Few London-based figures have stimulated as much morbid fascination as Jack the Ripper. Media events surrounding the Whitechapel murders from 1888 to 1891, and the profusion of sensational literature that grew out of these events, point to the potency of the notion of an unknown fiend lurking the streets among immigrants, misfits, and the dispossessed.
In this lecture, Mia Spiro looks at popular suspicions that Jack the Ripper was a Jewish migrant and the reactions to these accusations among Jews. By looking at contemporary reportage in newspapers such as The Star, as well as the Jewish press, we will see how readers and writers used print media to draw attention to the boundaries between ‘Englishman’ and foreigner, fact and fiction, and the limits of religious certitude in the face of inexplicable evil.
Mia Spiro is Senior Lecturer in Modern Jewish Culture and Holocaust Studies and Head of Theology and Religious Studies at the University of Glasgow.

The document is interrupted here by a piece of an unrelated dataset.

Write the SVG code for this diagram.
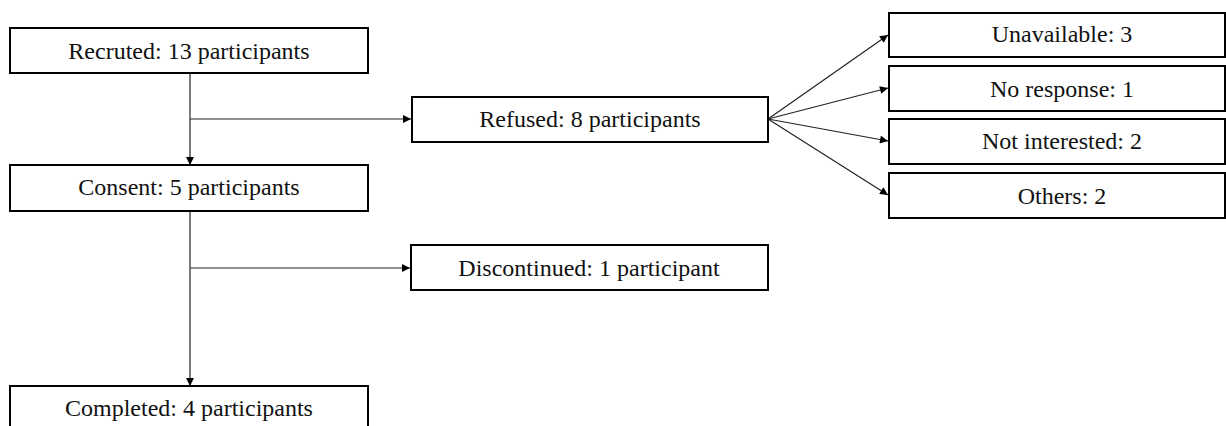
<svg xmlns="http://www.w3.org/2000/svg" width="1226" height="426" viewBox="0 0 1226 426">
<style>
.box{fill:#fff;stroke:#000;stroke-width:2}
.lbl{font-family:"Liberation Serif","Times New Roman",serif;font-size:24px;fill:#111;text-anchor:middle}
.conn{stroke:#222;stroke-width:1.2;fill:none}
</style>
<defs>
<marker id="ah" viewBox="0 0 10 10" refX="10" refY="5" markerWidth="9" markerHeight="8" markerUnits="userSpaceOnUse" orient="auto">
<path d="M0,0 L10,5 L0,10 z" fill="#000"/>
</marker>
</defs>
<rect width="1226" height="426" fill="#fff"/>
<g id="connectors">
<line class="conn" x1="190" y1="73" x2="190" y2="165" marker-end="url(#ah)"/>
<line class="conn" x1="190" y1="119" x2="411" y2="119" marker-end="url(#ah)"/>
<line class="conn" x1="190" y1="211" x2="190" y2="386" marker-end="url(#ah)"/>
<line class="conn" x1="190" y1="268" x2="410" y2="268" marker-end="url(#ah)"/>
<line class="conn" x1="768" y1="119" x2="888" y2="35" marker-end="url(#ah)"/>
<line class="conn" x1="768" y1="119" x2="888" y2="88" marker-end="url(#ah)"/>
<line class="conn" x1="768" y1="119" x2="888" y2="141" marker-end="url(#ah)"/>
<line class="conn" x1="768" y1="119" x2="888" y2="195" marker-end="url(#ah)"/>
</g>
<g id="recruited"><rect class="box" x="10" y="28" width="358" height="45"/><text class="lbl" x="189" y="59">Recruted: 13 participants</text></g>
<g id="consent"><rect class="box" x="10" y="165" width="358" height="46"/><text class="lbl" x="189" y="195">Consent: 5 participants</text></g>
<g id="completed"><rect class="box" x="10" y="386" width="358" height="50"/><text class="lbl" x="189" y="416">Completed: 4 participants</text></g>
<g id="refused"><rect class="box" x="412" y="97" width="356" height="45"/><text class="lbl" x="590" y="127">Refused: 8 participants</text></g>
<g id="discontinued"><rect class="box" x="411" y="245" width="357" height="45"/><text class="lbl" x="589" y="276">Discontinued: 1 participant</text></g>
<g id="unavailable"><rect class="box" x="889" y="13" width="336" height="44"/><text class="lbl" x="1062" y="42">Unavailable: 3</text></g>
<g id="noresponse"><rect class="box" x="889" y="66" width="336" height="45"/><text class="lbl" x="1062" y="97">No response: 1</text></g>
<g id="notinterested"><rect class="box" x="889" y="119" width="336" height="45"/><text class="lbl" x="1062" y="149">Not interested: 2</text></g>
<g id="others"><rect class="box" x="889" y="173" width="336" height="45"/><text class="lbl" x="1062" y="204">Others: 2</text></g>
</svg>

She is the author of Anti-Nazi Modernism: The Challenges of Resistance in 1930s Fiction (Northwestern UP, 2013) and has published on Jewish representation in literature and film and the impact of the Holocaust on post-WWII Jewish culture. She is currently writing a book entitled: ‘Monsters and Jewish Migration: Golems, Dybbuks, and the Ghosts of War’ (to be published in 2024).